### Supplied data ###
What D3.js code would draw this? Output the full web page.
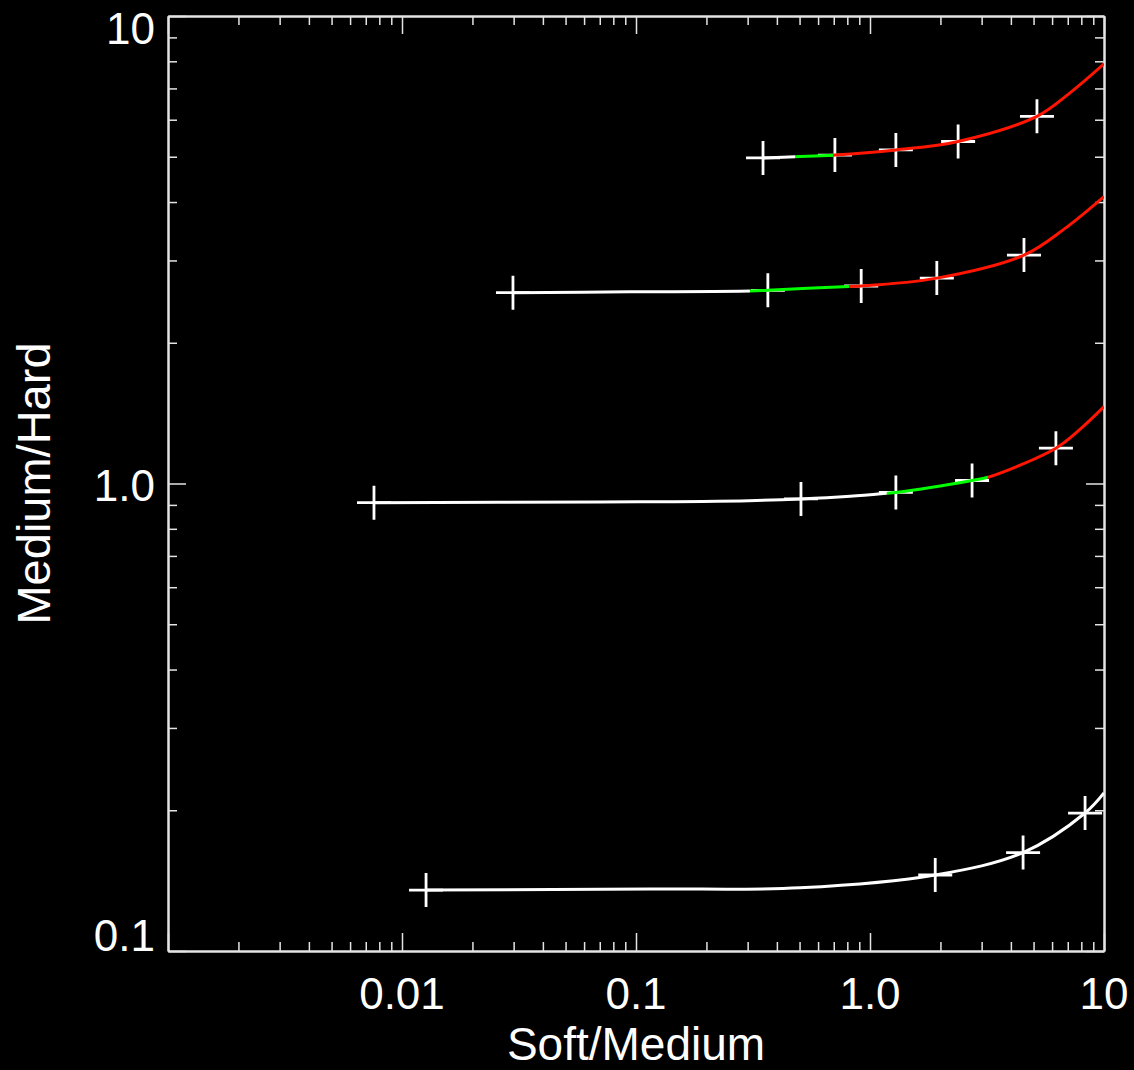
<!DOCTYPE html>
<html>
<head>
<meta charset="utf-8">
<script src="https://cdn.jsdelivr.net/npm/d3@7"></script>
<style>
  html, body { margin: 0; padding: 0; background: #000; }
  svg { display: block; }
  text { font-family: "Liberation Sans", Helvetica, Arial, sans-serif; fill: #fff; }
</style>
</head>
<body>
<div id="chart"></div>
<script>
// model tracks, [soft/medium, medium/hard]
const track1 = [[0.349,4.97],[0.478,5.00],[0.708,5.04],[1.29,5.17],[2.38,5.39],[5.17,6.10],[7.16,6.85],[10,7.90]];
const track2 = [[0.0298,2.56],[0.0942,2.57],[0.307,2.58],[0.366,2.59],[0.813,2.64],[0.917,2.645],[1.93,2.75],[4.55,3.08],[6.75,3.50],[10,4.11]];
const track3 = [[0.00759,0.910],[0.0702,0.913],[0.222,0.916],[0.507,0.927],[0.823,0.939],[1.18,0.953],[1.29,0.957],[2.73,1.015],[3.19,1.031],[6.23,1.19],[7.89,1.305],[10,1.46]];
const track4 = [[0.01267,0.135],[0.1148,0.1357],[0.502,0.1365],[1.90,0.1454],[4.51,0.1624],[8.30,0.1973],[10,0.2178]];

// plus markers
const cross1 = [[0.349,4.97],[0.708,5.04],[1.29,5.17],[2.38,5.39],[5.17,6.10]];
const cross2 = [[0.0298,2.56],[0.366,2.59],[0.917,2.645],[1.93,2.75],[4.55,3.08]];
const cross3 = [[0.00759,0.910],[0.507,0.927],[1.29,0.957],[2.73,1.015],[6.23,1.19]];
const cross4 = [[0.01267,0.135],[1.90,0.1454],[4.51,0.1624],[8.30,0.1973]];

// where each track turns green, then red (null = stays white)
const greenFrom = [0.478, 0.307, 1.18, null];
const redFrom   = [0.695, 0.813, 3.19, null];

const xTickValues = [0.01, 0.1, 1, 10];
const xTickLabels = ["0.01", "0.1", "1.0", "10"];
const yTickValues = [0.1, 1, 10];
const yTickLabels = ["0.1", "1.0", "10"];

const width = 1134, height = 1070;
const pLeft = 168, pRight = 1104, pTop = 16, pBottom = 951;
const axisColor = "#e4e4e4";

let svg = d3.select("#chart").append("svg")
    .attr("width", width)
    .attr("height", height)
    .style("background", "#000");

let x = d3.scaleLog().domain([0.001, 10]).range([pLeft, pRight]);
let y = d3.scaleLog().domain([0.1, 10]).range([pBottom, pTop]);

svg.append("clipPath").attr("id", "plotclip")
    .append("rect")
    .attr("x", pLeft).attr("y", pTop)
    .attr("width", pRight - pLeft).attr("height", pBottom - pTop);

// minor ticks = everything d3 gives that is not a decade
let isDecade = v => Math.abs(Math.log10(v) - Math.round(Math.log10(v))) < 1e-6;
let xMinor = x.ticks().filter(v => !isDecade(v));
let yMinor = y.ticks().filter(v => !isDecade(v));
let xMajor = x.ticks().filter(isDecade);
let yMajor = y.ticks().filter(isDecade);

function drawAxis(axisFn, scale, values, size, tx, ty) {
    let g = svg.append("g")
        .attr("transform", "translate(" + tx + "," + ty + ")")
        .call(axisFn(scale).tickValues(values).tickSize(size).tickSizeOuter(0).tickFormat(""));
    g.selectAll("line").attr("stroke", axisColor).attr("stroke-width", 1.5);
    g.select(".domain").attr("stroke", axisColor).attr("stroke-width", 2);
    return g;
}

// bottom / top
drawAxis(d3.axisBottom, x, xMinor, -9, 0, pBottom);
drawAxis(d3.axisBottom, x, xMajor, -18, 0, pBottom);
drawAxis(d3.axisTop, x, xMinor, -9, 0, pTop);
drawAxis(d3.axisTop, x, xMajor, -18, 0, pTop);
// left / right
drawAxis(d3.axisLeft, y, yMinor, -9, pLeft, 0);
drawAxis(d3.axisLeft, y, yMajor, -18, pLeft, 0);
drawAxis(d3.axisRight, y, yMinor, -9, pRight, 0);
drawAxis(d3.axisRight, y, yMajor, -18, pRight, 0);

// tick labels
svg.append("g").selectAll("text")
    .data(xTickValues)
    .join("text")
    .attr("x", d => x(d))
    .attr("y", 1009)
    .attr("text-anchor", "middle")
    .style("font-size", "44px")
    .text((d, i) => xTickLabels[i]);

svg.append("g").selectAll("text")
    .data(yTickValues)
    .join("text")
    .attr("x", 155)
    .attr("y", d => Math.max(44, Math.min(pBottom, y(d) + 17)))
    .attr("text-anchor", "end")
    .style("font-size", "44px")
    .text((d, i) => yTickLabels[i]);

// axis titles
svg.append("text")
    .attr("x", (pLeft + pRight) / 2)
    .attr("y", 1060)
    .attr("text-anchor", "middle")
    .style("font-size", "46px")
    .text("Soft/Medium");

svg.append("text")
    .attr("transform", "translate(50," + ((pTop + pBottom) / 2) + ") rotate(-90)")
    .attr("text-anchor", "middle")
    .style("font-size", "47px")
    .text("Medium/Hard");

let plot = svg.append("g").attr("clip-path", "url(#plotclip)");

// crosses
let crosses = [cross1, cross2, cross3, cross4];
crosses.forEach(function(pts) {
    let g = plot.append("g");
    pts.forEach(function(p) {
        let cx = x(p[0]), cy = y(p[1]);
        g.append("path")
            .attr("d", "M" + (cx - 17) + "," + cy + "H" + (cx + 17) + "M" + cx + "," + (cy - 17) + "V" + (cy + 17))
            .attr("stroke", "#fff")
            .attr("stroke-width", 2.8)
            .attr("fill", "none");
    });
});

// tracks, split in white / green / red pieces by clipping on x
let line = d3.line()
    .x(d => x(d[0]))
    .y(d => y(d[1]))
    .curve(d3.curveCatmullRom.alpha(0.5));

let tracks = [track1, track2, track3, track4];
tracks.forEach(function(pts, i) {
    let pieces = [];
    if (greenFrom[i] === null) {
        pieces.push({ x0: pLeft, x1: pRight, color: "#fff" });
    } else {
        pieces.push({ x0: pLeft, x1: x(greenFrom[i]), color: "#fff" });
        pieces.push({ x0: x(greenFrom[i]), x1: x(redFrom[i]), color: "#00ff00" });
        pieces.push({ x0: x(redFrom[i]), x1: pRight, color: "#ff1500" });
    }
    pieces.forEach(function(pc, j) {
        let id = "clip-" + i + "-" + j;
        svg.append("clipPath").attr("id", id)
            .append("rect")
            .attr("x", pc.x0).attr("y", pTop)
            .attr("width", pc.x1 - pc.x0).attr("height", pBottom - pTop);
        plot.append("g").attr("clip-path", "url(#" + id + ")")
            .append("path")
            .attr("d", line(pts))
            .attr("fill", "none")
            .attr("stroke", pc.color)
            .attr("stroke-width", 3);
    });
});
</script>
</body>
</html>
###
● Required task
Images should not appear in the copy; retype the listing above exactly.

● Correct answer
What D3.js code would draw this? Output the full web page.
<!DOCTYPE html>
<html>
<head>
<meta charset="utf-8">
<script src="https://cdn.jsdelivr.net/npm/d3@7"></script>
<style>
  html, body { margin: 0; padding: 0; background: #000; }
  svg { display: block; }
  text { font-family: "Liberation Sans", Helvetica, Arial, sans-serif; fill: #fff; }
</style>
</head>
<body>
<div id="chart"></div>
<script>
// model tracks, [soft/medium, medium/hard]
const track1 = [[0.349,4.97],[0.478,5.00],[0.708,5.04],[1.29,5.17],[2.38,5.39],[5.17,6.10],[7.16,6.85],[10,7.90]];
const track2 = [[0.0298,2.56],[0.0942,2.57],[0.307,2.58],[0.366,2.59],[0.813,2.64],[0.917,2.645],[1.93,2.75],[4.55,3.08],[6.75,3.50],[10,4.11]];
const track3 = [[0.00759,0.910],[0.0702,0.913],[0.222,0.916],[0.507,0.927],[0.823,0.939],[1.18,0.953],[1.29,0.957],[2.73,1.015],[3.19,1.031],[6.23,1.19],[7.89,1.305],[10,1.46]];
const track4 = [[0.01267,0.135],[0.1148,0.1357],[0.502,0.1365],[1.90,0.1454],[4.51,0.1624],[8.30,0.1973],[10,0.2178]];

// plus markers
const cross1 = [[0.349,4.97],[0.708,5.04],[1.29,5.17],[2.38,5.39],[5.17,6.10]];
const cross2 = [[0.0298,2.56],[0.366,2.59],[0.917,2.645],[1.93,2.75],[4.55,3.08]];
const cross3 = [[0.00759,0.910],[0.507,0.927],[1.29,0.957],[2.73,1.015],[6.23,1.19]];
const cross4 = [[0.01267,0.135],[1.90,0.1454],[4.51,0.1624],[8.30,0.1973]];

// where each track turns green, then red (null = stays white)
const greenFrom = [0.478, 0.307, 1.18, null];
const redFrom   = [0.695, 0.813, 3.19, null];

const xTickValues = [0.01, 0.1, 1, 10];
const xTickLabels = ["0.01", "0.1", "1.0", "10"];
const yTickValues = [0.1, 1, 10];
const yTickLabels = ["0.1", "1.0", "10"];

const width = 1134, height = 1070;
const pLeft = 168, pRight = 1104, pTop = 16, pBottom = 951;
const axisColor = "#e4e4e4";

let svg = d3.select("#chart").append("svg")
    .attr("width", width)
    .attr("height", height)
    .style("background", "#000");

let x = d3.scaleLog().domain([0.001, 10]).range([pLeft, pRight]);
let y = d3.scaleLog().domain([0.1, 10]).range([pBottom, pTop]);

svg.append("clipPath").attr("id", "plotclip")
    .append("rect")
    .attr("x", pLeft).attr("y", pTop)
    .attr("width", pRight - pLeft).attr("height", pBottom - pTop);

// minor ticks = everything d3 gives that is not a decade
let isDecade = v => Math.abs(Math.log10(v) - Math.round(Math.log10(v))) < 1e-6;
let xMinor = x.ticks().filter(v => !isDecade(v));
let yMinor = y.ticks().filter(v => !isDecade(v));
let xMajor = x.ticks().filter(isDecade);
let yMajor = y.ticks().filter(isDecade);

function drawAxis(axisFn, scale, values, size, tx, ty) {
    let g = svg.append("g")
        .attr("transform", "translate(" + tx + "," + ty + ")")
        .call(axisFn(scale).tickValues(values).tickSize(size).tickSizeOuter(0).tickFormat(""));
    g.selectAll("line").attr("stroke", axisColor).attr("stroke-width", 1.5);
    g.select(".domain").attr("stroke", axisColor).attr("stroke-width", 2);
    return g;
}

// bottom / top
drawAxis(d3.axisBottom, x, xMinor, -9, 0, pBottom);
drawAxis(d3.axisBottom, x, xMajor, -18, 0, pBottom);
drawAxis(d3.axisTop, x, xMinor, -9, 0, pTop);
drawAxis(d3.axisTop, x, xMajor, -18, 0, pTop);
// left / right
drawAxis(d3.axisLeft, y, yMinor, -9, pLeft, 0);
drawAxis(d3.axisLeft, y, yMajor, -18, pLeft, 0);
drawAxis(d3.axisRight, y, yMinor, -9, pRight, 0);
drawAxis(d3.axisRight, y, yMajor, -18, pRight, 0);

// tick labels
svg.append("g").selectAll("text")
    .data(xTickValues)
    .join("text")
    .attr("x", d => x(d))
    .attr("y", 1009)
    .attr("text-anchor", "middle")
    .style("font-size", "44px")
    .text((d, i) => xTickLabels[i]);

svg.append("g").selectAll("text")
    .data(yTickValues)
    .join("text")
    .attr("x", 155)
    .attr("y", d => Math.max(44, Math.min(pBottom, y(d) + 17)))
    .attr("text-anchor", "end")
    .style("font-size", "44px")
    .text((d, i) => yTickLabels[i]);

// axis titles
svg.append("text")
    .attr("x", (pLeft + pRight) / 2)
    .attr("y", 1060)
    .attr("text-anchor", "middle")
    .style("font-size", "46px")
    .text("Soft/Medium");

svg.append("text")
    .attr("transform", "translate(50," + ((pTop + pBottom) / 2) + ") rotate(-90)")
    .attr("text-anchor", "middle")
    .style("font-size", "47px")
    .text("Medium/Hard");

let plot = svg.append("g").attr("clip-path", "url(#plotclip)");

// crosses
let crosses = [cross1, cross2, cross3, cross4];
crosses.forEach(function(pts) {
    let g = plot.append("g");
    pts.forEach(function(p) {
        let cx = x(p[0]), cy = y(p[1]);
        g.append("path")
            .attr("d", "M" + (cx - 17) + "," + cy + "H" + (cx + 17) + "M" + cx + "," + (cy - 17) + "V" + (cy + 17))
            .attr("stroke", "#fff")
            .attr("stroke-width", 2.8)
            .attr("fill", "none");
    });
});

// tracks, split in white / green / red pieces by clipping on x
let line = d3.line()
    .x(d => x(d[0]))
    .y(d => y(d[1]))
    .curve(d3.curveCatmullRom.alpha(0.5));

let tracks = [track1, track2, track3, track4];
tracks.forEach(function(pts, i) {
    let pieces = [];
    if (greenFrom[i] === null) {
        pieces.push({ x0: pLeft, x1: pRight, color: "#fff" });
    } else {
        pieces.push({ x0: pLeft, x1: x(greenFrom[i]), color: "#fff" });
        pieces.push({ x0: x(greenFrom[i]), x1: x(redFrom[i]), color: "#00ff00" });
        pieces.push({ x0: x(redFrom[i]), x1: pRight, color: "#ff1500" });
    }
    pieces.forEach(function(pc, j) {
        let id = "clip-" + i + "-" + j;
        svg.append("clipPath").attr("id", id)
            .append("rect")
            .attr("x", pc.x0).attr("y", pTop)
            .attr("width", pc.x1 - pc.x0).attr("height", pBottom - pTop);
        plot.append("g").attr("clip-path", "url(#" + id + ")")
            .append("path")
            .attr("d", line(pts))
            .attr("fill", "none")
            .attr("stroke", pc.color)
            .attr("stroke-width", 3);
    });
});
</script>
</body>
</html>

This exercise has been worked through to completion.